Alors qu’il n’est pas discuté que le total des honoraires versés par Mme [H] [L] à Me [Y] [R] s’établit à 1.980 euros hors taxes, il est contant que reste due par Mme [H] [L] une somme de 3.240 euros hors taxes (5220-1980).

Le décision sera donc aussi confirmée en ce qu’elle a condamné Mme [H] [L] à payer à Me [Y] [R] une somme de 3.240 euros hors taxes au titre des honoraires restant dus, outre la taxe sur la valeur ajoutée au taux de 20 %, les intérêts au taux légal à compter de la saisine du bâtonnier et les frais éventuels de signification de la décision .

S’agissant du caractère abusif du recours intenté par Mme [H] [L], invoqué par Me [Y] [R], il sera rappelé que l’exercice d’une action en justice constitue par principe un droit et ne dégénère en abus pouvant donner naissance à une dette de dommages et intérêts que dans le cas de faute tenant notamment à la malice, de mauvaise foi ou d’erreur grossière équivalente au dol.
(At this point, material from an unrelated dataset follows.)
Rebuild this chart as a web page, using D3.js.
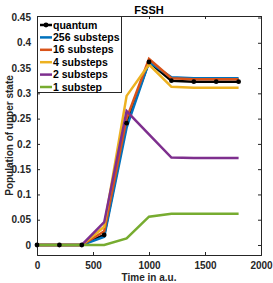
<!DOCTYPE html>
<html>
<head>
<meta charset="utf-8">
<script src="https://cdn.jsdelivr.net/npm/d3@7"></script>
<style>
  body { margin: 0; background: #fff; }
  text { font-family: "Liberation Sans", Arial, sans-serif; font-weight: bold; }
</style>
</head>
<body>
<div id="chart"></div>
<script>
const width = 273
const height = 283

// data
const times = [0, 200, 400, 600, 800, 1000, 1200, 1400, 1600, 1800]
const seriesNames = ["quantum", "256 substeps", "16 substeps", "4 substeps", "2 substeps", "1 substep"]
const quantum = [0, 0, 0, 0.02, 0.241, 0.362, 0.325, 0.323, 0.323, 0.323]
const sub256 = [0, 0, 0, 0.016, 0.232, 0.362, 0.332, 0.330, 0.330, 0.330]
const sub16 = [0, 0, 0, 0.027, 0.25, 0.368, 0.330, 0.328, 0.328, 0.328]
const sub4 = [0, 0, 0, 0.036, 0.295, 0.357, 0.313, 0.311, 0.311, 0.311]
const sub2 = [0, 0, 0, 0.045, 0.265, 0.219, 0.173, 0.172, 0.172, 0.172]
const sub1 = [0, 0, 0, 0, 0.013, 0.056, 0.062, 0.062, 0.062, 0.062]
const xTicks = [0, 500, 1000, 1500, 2000]
const yTicks = [0, 0.05, 0.1, 0.15, 0.2, 0.25, 0.3, 0.35, 0.4, 0.45]

const colors = ["#000000", "#0072BD", "#D95319", "#EDB120", "#7E2F8E", "#77AC30"]
const allSeries = [quantum, sub256, sub16, sub4, sub2, sub1]

const plotL = 37, plotR = 261, plotT = 16, plotB = 255

const svg = d3.select("#chart")
              .append("svg")
              .attr("width", width)
              .attr("height", height)

const x = d3.scaleLinear().domain([0, 2000]).range([plotL, plotR])
const y = d3.scaleLinear().domain([-0.0198, 0.453]).range([plotB, plotT])

// axes, ticks inside, box on
svg.append("g")
   .attr("transform", "translate(0," + plotB + ")")
   .call(d3.axisBottom(x).tickValues(xTicks).tickSize(-3).tickPadding(7).tickFormat(d3.format("d")))
svg.append("g")
   .attr("transform", "translate(0," + plotT + ")")
   .call(d3.axisTop(x).tickValues(xTicks).tickSize(-3).tickFormat(""))
svg.append("g")
   .attr("transform", "translate(" + plotL + ",0)")
   .call(d3.axisLeft(y).tickValues(yTicks).tickSize(-3).tickPadding(6).tickFormat(d => d === 0 ? "0" : d3.format("")(+d.toFixed(2))))
svg.append("g")
   .attr("transform", "translate(" + plotR + ",0)")
   .call(d3.axisRight(y).tickValues(yTicks).tickSize(-3).tickFormat(""))

svg.selectAll(".domain").attr("stroke", "#262626")
svg.selectAll(".tick line").attr("stroke", "#262626")
svg.selectAll(".tick text").attr("font-size", 10).attr("fill", "#262626")
   .style("font-family", "Liberation Sans, Arial, sans-serif").style("font-weight", "bold")

// lines
const line = d3.line().x((d, i) => x(times[i])).y(d => y(d))

allSeries.forEach((s, k) => {
  svg.append("path")
     .datum(s)
     .attr("fill", "none")
     .attr("stroke", colors[k])
     .attr("stroke-width", 2.5)
     .attr("stroke-linejoin", "miter")
     .attr("d", line)
})

// quantum markers
svg.append("g")
   .selectAll("circle")
   .data(quantum)
   .enter()
   .append("circle")
   .attr("cx", (d, i) => x(times[i]))
   .attr("cy", d => y(d))
   .attr("r", 2.4)
   .attr("fill", "#000")

// title + labels
svg.append("text")
   .attr("x", (plotL + plotR) / 2)
   .attr("y", 14)
   .attr("text-anchor", "middle")
   .attr("font-size", 11)
   .text("FSSH")

svg.append("text")
   .attr("x", (plotL + plotR) / 2)
   .attr("y", 281)
   .attr("text-anchor", "middle")
   .attr("font-size", 10)
   .attr("fill", "#262626")
   .text("Time in a.u.")

svg.append("text")
   .attr("transform", "translate(13," + ((plotT + plotB) / 2) + ") rotate(-90)")
   .attr("text-anchor", "middle")
   .attr("font-size", 10)
   .attr("fill", "#262626")
   .text("Population of upper state")

// legend
const legend = svg.append("g").attr("id", "legend")
legend.append("rect")
      .attr("x", 37.5)
      .attr("y", 16.5)
      .attr("width", 84)
      .attr("height", 76)
      .attr("fill", "#fff")
      .attr("stroke", "#262626")
      .attr("stroke-width", 1)

seriesNames.forEach((name, i) => {
  const ly = 25 + 12.4 * i
  legend.append("line")
        .attr("x1", 40).attr("x2", 52)
        .attr("y1", ly).attr("y2", ly)
        .attr("stroke", colors[i])
        .attr("stroke-width", 2.5)
  if (i === 0) {
    legend.append("circle").attr("cx", 46).attr("cy", ly).attr("r", 2.4).attr("fill", "#000")
  }
  legend.append("text")
        .attr("x", 53)
        .attr("y", ly + 3.6)
        .attr("font-size", 10.5)
        .text(name)
})
</script>
</body>
</html>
Dès lors qu’en l’espèce, Me [Y] [R] n’a pas établi le caractère abusif de l’exercice du recours par Mme [H] [L] , ni n’a démontré l’existence d’un préjudice qui en serait résulté pour elle, sa demande de dommages et intérêts à ce titre sera rejetée.

Les dépens seront mis à la charge de Mme [H] [L], partie perdante.

La solution du litige eu égard à l’équité commande d’accorder à Me [Y] [R] une indemnité en application de l’article 700 du code de procédure civile qui sera fixée à 1.500 euros.

PAR CES MOTIFS

Statuant publiquement en dernier ressort, par ordonnance rendue contradictoirement, prononcée par mise à disposition au greffe,

‘ confirme la décision déférée en toutes ses dispositions ;

‘ déboute Me [Y] [R] de sa demande de dommages et intérêts pour recours abusif;

‘ condamne Mme [H] [L] aux dépens d’appel ;

‘ condamne Mme [H] [L] à payer à Me [Y] [R] une somme de mille cinq cents (1.500) euros en application de l’article 700 du code de procédure civile;

‘ dit qu’en application de l’article 177 du décret n° 91-1197 du 27 novembre 1991, l’ordonnance sera notifiée aux parties par le greffe de la cour suivant lettre recommandée avec accusé de réception;

‘ rejette toute demande plus ample ou contraires des parties.